The Taliban subsequently entered the presidency building that day.

The Panjshir Valley lies in the Hindu Kush mountains, approximately 90 miles north of Kabul.

The Taliban have been unable to take this major holdout of resistance after steamrolling across pro-government troops in a matter of months.

The war over Panjshir province escalated from Friday night.

The Taliban stepped up assault on Panjshir on Sunday, tweeting that their forces had overrun Rokha district, one of largest of eight districts in the province.

Several Taliban delegations have attempted negotiations with the holdouts there, but talks has failed to gain traction.

Fahim Dashti, the spokesman for the anti-Taliban group, was killed in a battle on Sunday, according to the group's Twitter account.

Dashti was the voice of the group and a prominent media personality during previous governments.

He was also the nephew of Abdullah Abdullah, a senior official of the former government who is involved in negotiations with the Taliban on the future of Afghanistan.

Experts had doubted that resistance to the Taliban in Panjshir, the last holdout province, could succeed long-term despite the area's geographical advantage.

Nestled in the towering Hindu Kush mountains, the Panjshir Valley has a single narrow entrance.

Local fighters held off the Soviets there in the 1980s and also the Taliban a decade later under the leadership of Massoud.

Meanwhile, at least four planes chartered to evacuate several hundred people seeking to escape the Taliban's takeover of Afghanistan have been unable to leave the country for days, officials said Sunday, with conflicting accounts emerging about why the flights weren't able to take off as pressure ramps up on the U.S. to help those left behind to flee.

An Afghan official at the airport in the northern city of Mazar-e-Sharif said that the would-be passengers were Afghans, many of whom did not have passports or visas, and thus were unable to leave the country.

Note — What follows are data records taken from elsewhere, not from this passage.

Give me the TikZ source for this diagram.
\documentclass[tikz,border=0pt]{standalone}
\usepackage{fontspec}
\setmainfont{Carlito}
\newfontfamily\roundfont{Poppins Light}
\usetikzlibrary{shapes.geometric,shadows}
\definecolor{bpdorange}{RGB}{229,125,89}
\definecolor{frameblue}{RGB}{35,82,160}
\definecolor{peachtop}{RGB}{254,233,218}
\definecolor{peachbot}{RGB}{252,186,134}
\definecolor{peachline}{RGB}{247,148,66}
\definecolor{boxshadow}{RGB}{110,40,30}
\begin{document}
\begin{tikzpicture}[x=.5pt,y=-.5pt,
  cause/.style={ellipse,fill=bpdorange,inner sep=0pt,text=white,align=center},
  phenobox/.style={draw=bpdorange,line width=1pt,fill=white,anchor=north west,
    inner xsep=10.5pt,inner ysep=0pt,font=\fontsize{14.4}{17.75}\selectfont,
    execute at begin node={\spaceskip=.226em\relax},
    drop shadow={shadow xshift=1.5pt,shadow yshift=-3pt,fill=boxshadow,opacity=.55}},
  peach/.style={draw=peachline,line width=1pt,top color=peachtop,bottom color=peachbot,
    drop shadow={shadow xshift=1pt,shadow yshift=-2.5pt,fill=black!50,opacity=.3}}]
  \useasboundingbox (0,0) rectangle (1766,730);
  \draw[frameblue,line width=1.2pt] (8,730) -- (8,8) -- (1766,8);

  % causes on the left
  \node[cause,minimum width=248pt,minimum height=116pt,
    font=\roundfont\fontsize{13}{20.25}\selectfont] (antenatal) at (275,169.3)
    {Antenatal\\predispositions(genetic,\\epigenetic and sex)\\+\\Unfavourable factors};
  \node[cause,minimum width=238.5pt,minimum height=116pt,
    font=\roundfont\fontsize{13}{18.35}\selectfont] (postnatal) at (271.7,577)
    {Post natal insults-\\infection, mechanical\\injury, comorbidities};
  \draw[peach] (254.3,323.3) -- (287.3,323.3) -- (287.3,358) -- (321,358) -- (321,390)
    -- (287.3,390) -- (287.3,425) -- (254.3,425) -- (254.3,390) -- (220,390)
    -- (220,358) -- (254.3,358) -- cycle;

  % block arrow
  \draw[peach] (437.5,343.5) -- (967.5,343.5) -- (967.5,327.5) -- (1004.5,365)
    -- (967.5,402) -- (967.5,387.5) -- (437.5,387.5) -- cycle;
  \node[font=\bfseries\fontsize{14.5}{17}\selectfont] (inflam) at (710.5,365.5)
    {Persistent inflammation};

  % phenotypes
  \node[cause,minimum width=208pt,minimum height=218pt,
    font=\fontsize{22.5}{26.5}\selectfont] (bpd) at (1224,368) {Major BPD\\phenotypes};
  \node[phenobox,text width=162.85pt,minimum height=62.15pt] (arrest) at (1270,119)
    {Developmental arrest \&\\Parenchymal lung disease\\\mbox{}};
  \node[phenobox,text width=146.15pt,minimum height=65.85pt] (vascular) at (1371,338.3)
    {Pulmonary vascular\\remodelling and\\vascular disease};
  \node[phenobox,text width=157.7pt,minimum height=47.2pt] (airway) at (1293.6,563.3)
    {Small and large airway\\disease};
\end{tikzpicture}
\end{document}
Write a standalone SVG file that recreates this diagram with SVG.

He said they had left the airport while the situation was sorted out.

The top Republican on the U.S. House Foreign Affairs Committee, however, said that the group included Americans and they were sitting on the planes, but the Taliban were not letting them take off, effectively "holding them hostage."

He did not say where that information came from.

It was not immediately possible to reconcile the accounts.

The final days of America's 20-year war in Afghanistan were marked by a harrowing airlift at Kabul's airport to evacuate tens of thousands of people — Americans and their allies — who feared what the future would hold, given the Taliban's history of repression, particularly of women.

When the last troops pulled out on Aug.30, though, many were left behind.

The U.S. promised to continue working with the new Taliban rulers to get those who want to leave out, and the militants pledged to allow anyone with the proper legal documents to leave.

But Rep. Michael McCaul of Texas told "Fox News Sunday" that American citizens and Afghan interpreters were being kept on six planes.